Bing Crosby chronology
| Feels Good, Feels Right (1976) | Beautiful Memories (1977) | Bingo Viejo (1977) |

= Beautiful Memories (album) =

Beautiful Memories is a 1976 vinyl album recorded by Bing Crosby for United Artists Records, and the last album of new material to be released during his lifetime. Eight of the songs were recorded at Devonshire Sound Studios, Magnolia Boulevard, North Hollywood on October 19 and 29, 1976. The orchestral accompaniment was recorded in London on September 10 and 11, 1976 and Crosby dubbed his voice in Los Angeles.
Of the other four songs on the LP, one had been recorded on February 26, 1975 (track 9) (see That's What Life Is All About) and two were recorded on January 19, 1976 (tracks 4 and 12) at United Western Studios, Los Angeles. The title song was dubbed by Crosby on November 5, 1976, also at United Western Studios, using the track recorded in London. Crosby was accompanied by Pete Moore and his Orchestra throughout the album and by The Johnny Evans Singers on certain tracks.

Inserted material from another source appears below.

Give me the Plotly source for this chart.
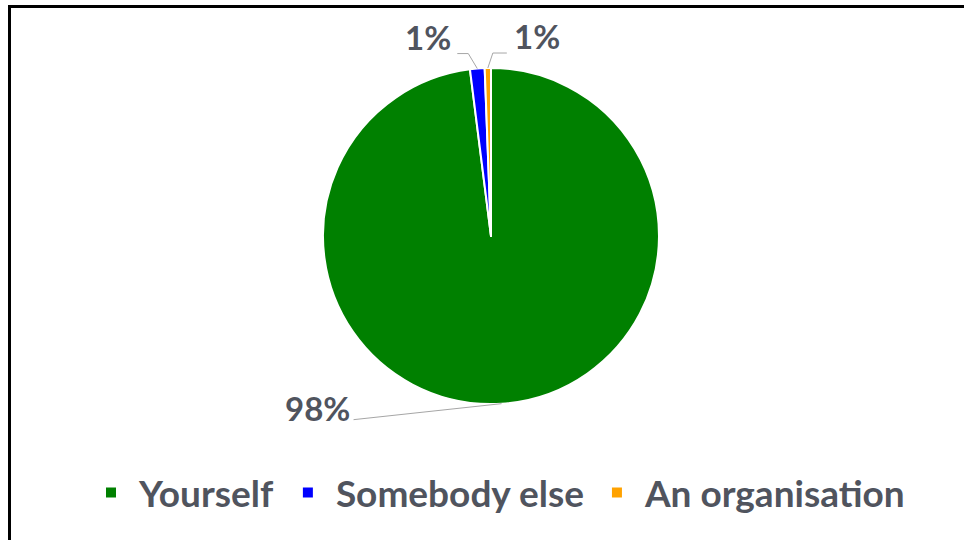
import math
import plotly.graph_objects as go

# Who the response was for
categories = ["Yourself", "Somebody else", "An organisation"]
shares = [98.0, 1.4, 0.6]
slice_colors = ["#008000", "#0000FF", "#FFA200"]

W, H = 964, 540
TEXT = "#50545e"
FONT = "Lato, 'Open Sans', Arial, sans-serif"

# pie geometry in pixels (top-left origin)
CX, CY, R = 491, 236, 168

def px(x):
    return x / W

def py(y):
    return 1 - y / H

# label offsets from each slice's rim point: elbow, line end, text anchor
label_layout = [
    dict(elbow=None, end=(-148, 16), text=(-150, 4), anchor="right"),
    dict(elbow=(-9, -15), end=(-20, -15), text=(-24, -32), anchor="right"),
    dict(elbow=(5, -15), end=(19, -15), text=(24, -32), anchor="left"),
]

fig = go.Figure(
    go.Pie(
        labels=categories,
        values=shares,
        marker=dict(colors=slice_colors, line=dict(color="white", width=2)),
        sort=False,
        direction="clockwise",
        rotation=0,
        textinfo="none",
        hoverinfo="label+percent",
        domain=dict(x=[px(CX - R), px(CX + R)], y=[py(CY + R), py(CY - R)]),
    )
)

total = sum(shares)
shapes = []
annotations = []
cum = 0.0
for v, lay in zip(shares, label_layout):
    mid = (cum + v / 2) / total * 2 * math.pi
    cum += v
    rx = CX + R * math.sin(mid)
    ry = CY - R * math.cos(mid)
    pts = [(rx, ry)]
    if lay["elbow"]:
        pts.append((rx + lay["elbow"][0], ry + lay["elbow"][1]))
    pts.append((rx + lay["end"][0], ry + lay["end"][1]))
    path = "M" + " L".join(f"{px(a):.5f},{py(b):.5f}" for a, b in pts)
    shapes.append(dict(type="path", xref="paper", yref="paper", path=path,
                       line=dict(color="#a6a6a6", width=1)))
    annotations.append(dict(
        xref="paper", yref="paper",
        x=px(rx + lay["text"][0]), y=py(ry + lay["text"][1]),
        xanchor=lay["anchor"], yanchor="middle",
        text=f"{round(v / total * 100)}%", showarrow=False,
        font=dict(family=FONT, size=33, color=TEXT, weight="bold"),
    ))

# chart frame: top and left edges
shapes.append(dict(type="line", xref="paper", yref="paper",
                   x0=px(8), x1=1, y0=py(6.5), y1=py(6.5),
                   line=dict(color="black", width=3)))
shapes.append(dict(type="line", xref="paper", yref="paper",
                   x0=px(9.5), x1=px(9.5), y0=py(5), y1=0,
                   line=dict(color="black", width=3)))

fig.update_layout(
    width=W, height=H,
    margin=dict(l=0, r=0, t=0, b=0),
    paper_bgcolor="white",
    plot_bgcolor="white",
    shapes=shapes,
    annotations=annotations,
    showlegend=True,
    legend=dict(
        orientation="h",
        x=px(497), xanchor="center",
        y=py(493), yanchor="middle",
        font=dict(family=FONT, size=37, color=TEXT, weight="bold"),
        itemwidth=46,
        traceorder="normal",
    ),
)

fig.write_html("out.html")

The songs from the album were included on a 3-CD set called “Bing Crosby – The Complete United Artists Sessions” issued by EMI Records (7243 59808 2 4) in 1997.

==Personnel==
Full details are not given for the recordings but the 3-CD set “Bing Crosby – The Complete United Artists Sessions” mentions the following:

The More I See You – Tommy Whittle (tenor sax)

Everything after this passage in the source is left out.